I almost snapped a picture of it for my feed. But what would that have accomplished? I'm no documentarian. I'm not reporting for National Geographic. If I'd posted such an image, people back home would likely have responded patronizingly or with disgust. Ah, the squalor, the pitiable conditions! — or: how slovenly to let that rubbish pile up so! — all the while missing the point that these communities have no choice. Without infrastructure, there's nowhere for the garbage to go. Any solution the residents improvise will be imperfect. I didn't want to casually air such phenomena to judging, underinformed eyes half a world away. (For similar reasons I took no photos of Aboriginal peoples in Australia when I visited in 2016.)
I saw a tourist at a Nepali guesthouse smirkingly snap a picture of the lodge's squat toilet, no doubt to elicit grossed-out guffaws from the gang back in Poughkeepsie or Perth.
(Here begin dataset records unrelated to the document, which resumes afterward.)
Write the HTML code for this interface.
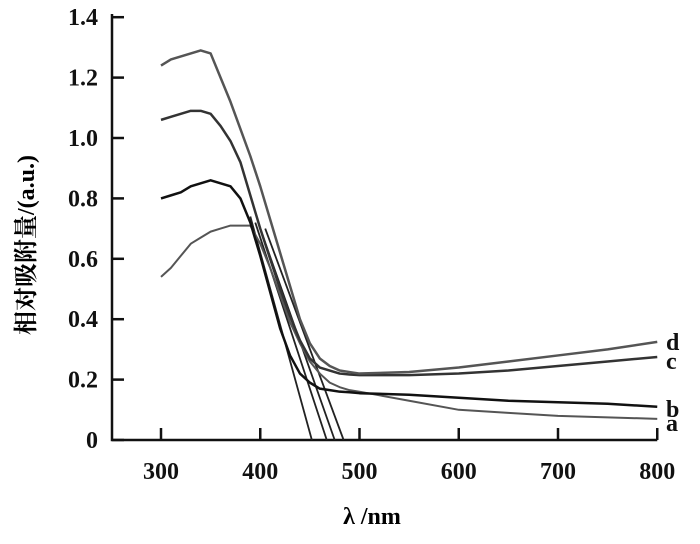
<!DOCTYPE html>
<html><head><meta charset="utf-8"><style>
body{margin:0;background:#fff}
svg{display:block;font-family:"Liberation Serif","Noto Serif CJK SC",serif}
</style></head><body>
<svg id="chart" width="700" height="544" xmlns="http://www.w3.org/2000/svg">
<text x="34" y="245" transform="rotate(-90 34 245)" text-anchor="middle" font-size="24" font-weight="bold" font-family="'Liberation Serif','Noto Serif CJK SC',serif">相对吸附量/(a.u.)</text>
<text x="372" y="524" text-anchor="middle" font-size="24" font-weight="bold">λ /nm</text>
</svg>
<script>
const xTicks=[300,400,500,600,700,800];
const yTicks=[0,0.2,0.4,0.6,0.8,1.0,1.2,1.4];
const yTickLabels=["0","0.2","0.4","0.6","0.8","1.0","1.2","1.4"];
const wl=[300,310,320,330,340,350,360,370,380,390,400,410,420,430,440,450,460,470,480,490,500,550,600,650,700,750,800];
const seriesA=[0.54,0.57,0.61,0.65,0.67,0.69,0.70,0.71,0.71,0.71,0.65,0.57,0.48,0.39,0.32,0.26,0.22,0.19,0.175,0.165,0.16,0.13,0.10,0.09,0.08,0.075,0.07];
const seriesB=[0.80,0.81,0.82,0.84,0.85,0.86,0.85,0.84,0.80,0.72,0.61,0.49,0.37,0.28,0.22,0.19,0.17,0.165,0.16,0.158,0.155,0.15,0.14,0.13,0.125,0.12,0.11];
const seriesC=[1.06,1.07,1.08,1.09,1.09,1.08,1.04,0.99,0.92,0.81,0.70,0.60,0.50,0.41,0.33,0.27,0.24,0.23,0.22,0.217,0.215,0.215,0.22,0.23,0.245,0.26,0.275];
const seriesD=[1.24,1.26,1.27,1.28,1.29,1.28,1.20,1.12,1.03,0.94,0.84,0.73,0.62,0.51,0.40,0.32,0.27,0.245,0.23,0.225,0.22,0.225,0.24,0.26,0.28,0.30,0.325];
const tangents=[[390,0.74,452],[395,0.72,467],[400,0.70,475],[405,0.70,484]];
const labels=["a","b","c","d"];
const xs=v=>161+(v-300)*0.9925;
const ys=v=>440-v*302;
const svg=document.getElementById('chart');
const NS='http://www.w3.org/2000/svg';
function mk(t,a){const e=document.createElementNS(NS,t);for(const k in a)e.setAttribute(k,a[k]);svg.appendChild(e);return e;}
let e=mk('path',{d:`M112 14 V440 H${xs(800)}`,fill:'none',stroke:'#111','stroke-width':2.5});


yTicks.forEach((v,i)=>{
 let t=mk('line',{x1:112,x2:124,y1:ys(v),y2:ys(v),stroke:'#111','stroke-width':2.5});
 
 
 let l=mk('text',{x:98,y:ys(v)+8,'text-anchor':'end','font-size':24,'font-weight':'bold',fill:'#111'});
 l.textContent=yTickLabels[i];
 
 
});
xTicks.forEach(v=>{
 let t=mk('line',{x1:xs(v),x2:xs(v),y1:440,y2:428,stroke:'#111','stroke-width':2.5});
 
 
 let l=mk('text',{x:xs(v),y:479,'text-anchor':'middle','font-size':24,'font-weight':'bold',fill:'#111'});
 l.textContent=String(v);
 
 
});
tangents.forEach(t=>{
 let l=mk('line',{x1:xs(t[0]),y1:ys(t[1]),x2:xs(t[2]),y2:ys(0),stroke:'#222','stroke-width':1.8});
 
 
});
const all=[seriesA,seriesB,seriesC,seriesD];
const colors=['#555','#111','#333','#555'];
all.forEach((s,i)=>{
 let p=mk('polyline',{points:wl.map((w,j)=>xs(w)+','+ys(s[j])).join(' '),fill:'none',stroke:colors[i],'stroke-width':i==0?2:2.5,'stroke-linejoin':'round'});
 
 
 let l=mk('text',{x:666,y:ys(s[s.length-1])+[12,10,12,8][i],'font-size':24,'font-weight':'bold',fill:'#111'});
 l.textContent=labels[i];
 
 
});
</script>
</body></html>
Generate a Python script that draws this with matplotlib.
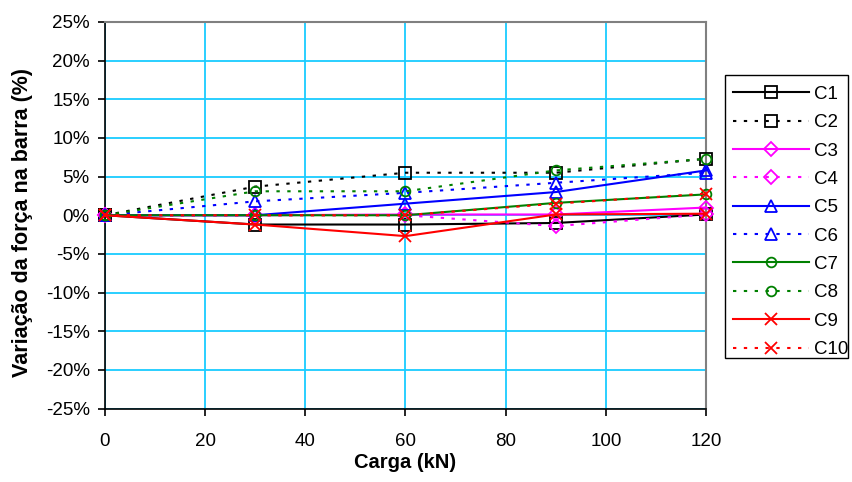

We heard of mountaineers photographing the frozen-solid bodies of climbers who'd perished on ill-fated ascents, their remains impossible to repatriate. These aren't the kinds of things I personally want to document. I'm no ethicist, and I'm certainly no photographer with a capital "P," but I do have a personal aesthetic, and it's not edgy. My pictures lean toward the picturesque. In another life I might have made a decent nature-calendar photographer à la David Muench. In the Himalayas I racked my focus on natural wonders: Everest, Nuptse, Ama Dablam. Stone dwellings built ages ago, now long-deserted. Scrims of mists enveloping valleys like veils in infinite regress. Somebody with a different sensibility hiking right alongside me would have left Nepal with a travelogue completely different in tone than mine, and that's the way it should be.
In this era when technology has blurred the lines between hobbyists and would-be artists, the lay public is getting a direct taste of what real artists have been doing all along: making decisions based on highly selective and idiosyncratic preferences, crafting a worldview in microcosm, and then — hopefully with empathy, humility, and respect — sending it out to be seen and shared.